No puede dejar de tenerse en cuenta el reforzamiento de ese endémico subconsciente institucional típicamente ancien régime que necesariamente supuso la experiencia del régimen anterior, y las dificultades reales de una reconversión de los mismos aparatos forjados en la represión de las libertades a los nuevos valores constitucionales. Como tampoco una cierta dejación de sus posibilidades de intervención -no fácil, por cierto-, pero con indudable apoyo legal por parte de la propia judicatura en el mismo período de tiempo.

Pero uno y otro inconvenientes, de hecho encontrarían ahora sus propios mecanismos de corrección en el orden democrático. En unos casos, en el más penetrante control judicial; en otros, en la jurisprudencia constitucional en materia de amparo.

Sin embargo, no acaban ahí todos los problemas. El vigente orden jurídico, a su probada capacidad de asumir y dar salida a ciertas contradicciones funcionales, añade el dato de que él es por desgracia en sí mismo también profundamente contradictorio. De un tipo de contradicción difícilmente componible en el caso concreto, que alimenta y sobredetermina enfrentamientos en el interior de los propios dispositivos estatales de que aquí se trata.

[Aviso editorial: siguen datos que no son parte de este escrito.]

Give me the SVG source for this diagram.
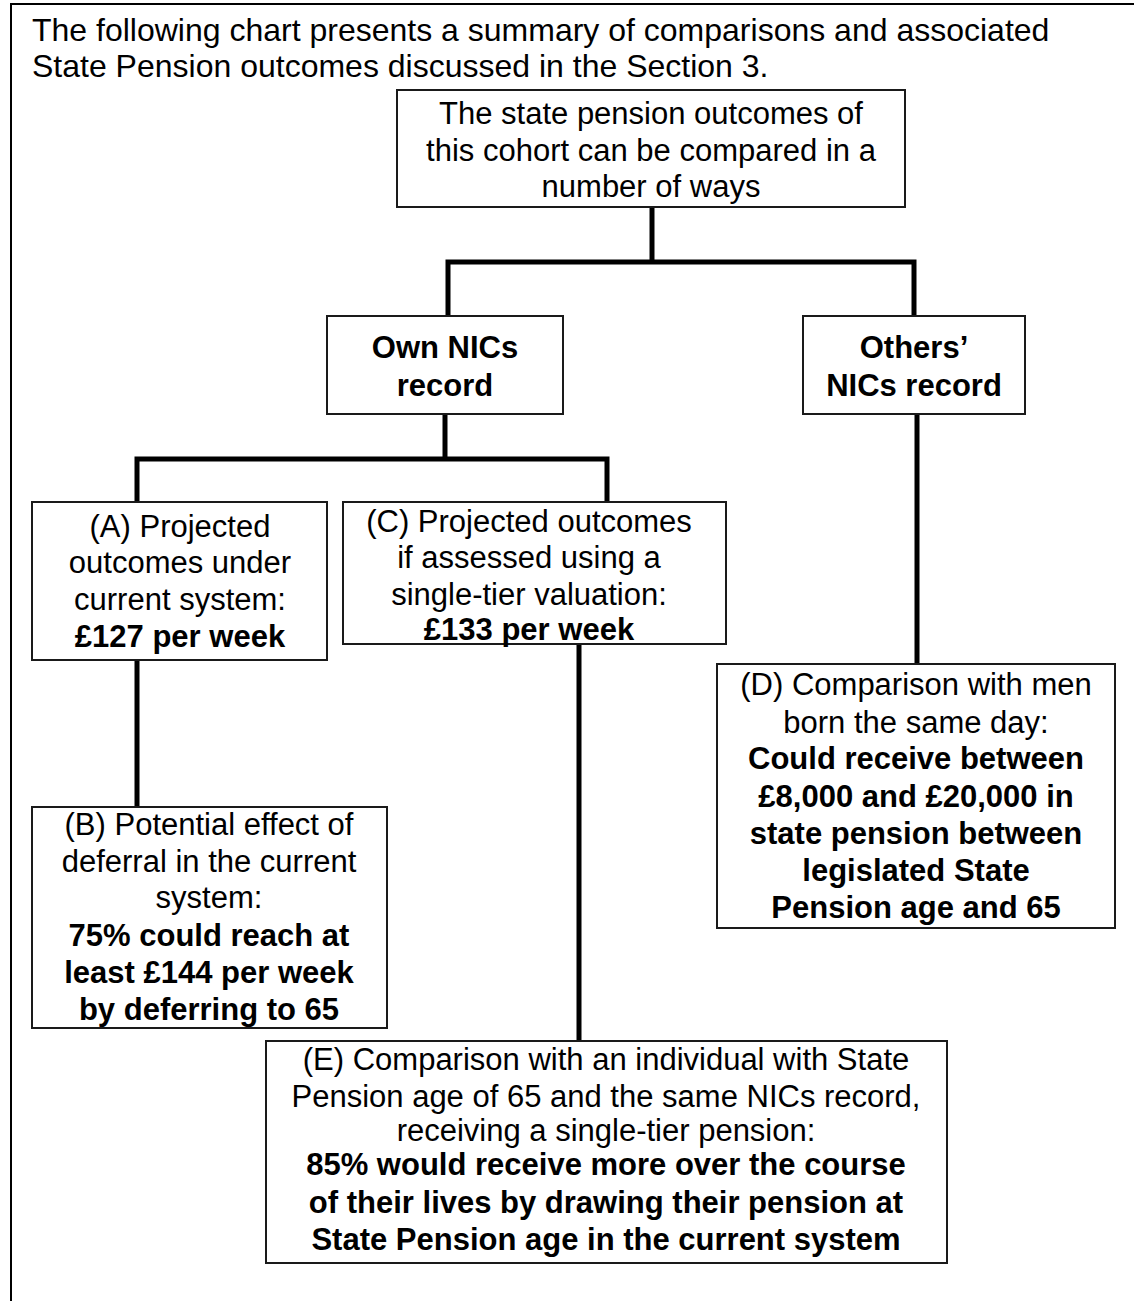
<svg xmlns="http://www.w3.org/2000/svg" width="1134" height="1301" viewBox="0 0 1134 1301">
<style>
text{font-family:"Liberation Sans",Arial,Helvetica,sans-serif;font-size:31px;fill:#000;text-anchor:middle}
.b{font-weight:bold}
.title{font-size:32px;text-anchor:start}
.box{fill:#fff;stroke:#1a1a1a;stroke-width:2}
.conn{fill:none;stroke:#000;stroke-width:5;stroke-linejoin:miter;stroke-linecap:butt}
</style>
<rect x="0" y="0" width="1134" height="1301" fill="#fff"/>
<path d="M11,1301 V4 H1134" fill="none" stroke="#000" stroke-width="2"/>
<g id="title">
<text class="title" x="32" y="41">The following chart presents a summary of comparisons and associated</text>
<text class="title" x="32" y="77">State Pension outcomes discussed in the Section 3.</text>
</g>
<g id="connectors">
<path class="conn" d="M652,207 V262"/>
<path class="conn" d="M448,316 V262 H914 V316"/>
<path class="conn" d="M445,414 V459"/>
<path class="conn" d="M137,502 V459 H607 V502"/>
<path class="conn" d="M137,660 V807"/>
<path class="conn" d="M579,644 V1041"/>
<path class="conn" d="M917,414 V664"/>
</g>
<g id="root">
<rect class="box" x="397" y="90" width="508" height="117"/>
<text x="651" y="124">The state pension outcomes of</text>
<text x="651" y="161">this cohort can be compared in a</text>
<text x="651" y="197">number of ways</text>
</g>
<g id="own">
<rect class="box" x="327" y="316" width="236" height="98"/>
<text class="b" x="445" y="358">Own NICs</text>
<text class="b" x="445" y="396">record</text>
</g>
<g id="others">
<rect class="box" x="803" y="316" width="222" height="98"/>
<text class="b" x="914" y="358">Others’</text>
<text class="b" x="914" y="396">NICs record</text>
</g>
<g id="nodeA">
<rect class="box" x="32" y="502" width="295" height="158"/>
<text x="180" y="537">(A) Projected</text>
<text x="180" y="573">outcomes under</text>
<text x="180" y="610">current system:</text>
<text class="b" x="180" y="647">£127 per week</text>
</g>
<g id="nodeC">
<rect class="box" x="343" y="502" width="383" height="142"/>
<text x="529" y="532">(C) Projected outcomes</text>
<text x="529" y="568">if assessed using a</text>
<text x="529" y="605">single-tier valuation:</text>
<text class="b" x="529" y="640">£133 per week</text>
</g>
<g id="nodeD">
<rect class="box" x="717" y="664" width="398" height="264"/>
<text x="916" y="695">(D) Comparison with men</text>
<text x="916" y="733">born the same day:</text>
<text class="b" x="916" y="769">Could receive between</text>
<text class="b" x="916" y="807">£8,000 and £20,000 in</text>
<text class="b" x="916" y="844">state pension between</text>
<text class="b" x="916" y="881">legislated State</text>
<text class="b" x="916" y="918">Pension age and 65</text>
</g>
<g id="nodeB">
<rect class="box" x="32" y="807" width="355" height="221"/>
<text x="209" y="835">(B) Potential effect of</text>
<text x="209" y="872">deferral in the current</text>
<text x="209" y="908">system:</text>
<text class="b" x="209" y="946">75% could reach at</text>
<text class="b" x="209" y="983">least £144 per week</text>
<text class="b" x="209" y="1020">by deferring to 65</text>
</g>
<g id="nodeE">
<rect class="box" x="266" y="1041" width="681" height="222"/>
<text x="606" y="1070">(E) Comparison with an individual with State</text>
<text x="606" y="1107">Pension age of 65 and the same NICs record,</text>
<text x="606" y="1141">receiving a single-tier pension:</text>
<text class="b" x="606" y="1175">85% would receive more over the course</text>
<text class="b" x="606" y="1213">of their lives by drawing their pension at</text>
<text class="b" x="606" y="1250">State Pension age in the current system</text>
</g>
</svg>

En efecto, la legislación excepcional -ahora en versión corregida y aumentada-, genéricamente conocida como antiterrorista, y que tendría su problemática razón de ser en la inaplazable necesidad de dar respuesta a graves situaciones emergentes, representa una seria quiebra del sistema de garantías que permite caracterizar hoy a un Estado como de derecho. Supone abrir un verdadero vacío jurisdiccional, con transferencia expresa de parte importante de la gestión del proceso penal a la policía. Decirle a ésta, siquiera de una manera implícita, que el desplazamiento o, cuando menos, una drástica atenuación del papel del juez natural es condición para la eficacia de su cometido profesional es el camino del éxito. Supone llevarla a trivializar o, cuando menos, a dudar fundadamente del sentido y relevancia de un sistema de principios que se proclama, pero del que en seguida tiene que prescindirse en aras de la efectividad. (Y ¿por qué no siempre?, habrá quien se pregunte, apurando el argumento.)

Por eso no es fácil desconectar aquellos conflictos de esta disociación normativa y de principio. De la circunstancia de que el propio ordenamiento estatal sea una realidad escindida, entre un universo de valores necesario (aunque a veces sólo como falsa conciencia) y unas prácticas que lo desconocen, pero a las que no se está de hecho en ningún modo dispuesto a renunciar.

Jueces y policías ocupan entre aquél y éstas un dificil espacio. El sistema, mientras tanto, es de suponer que habrá echado sus cuentas acerca del valor de la coherencia en el mercado de la legitimación.

Perfecto Andrés Ibáñez es magistrado.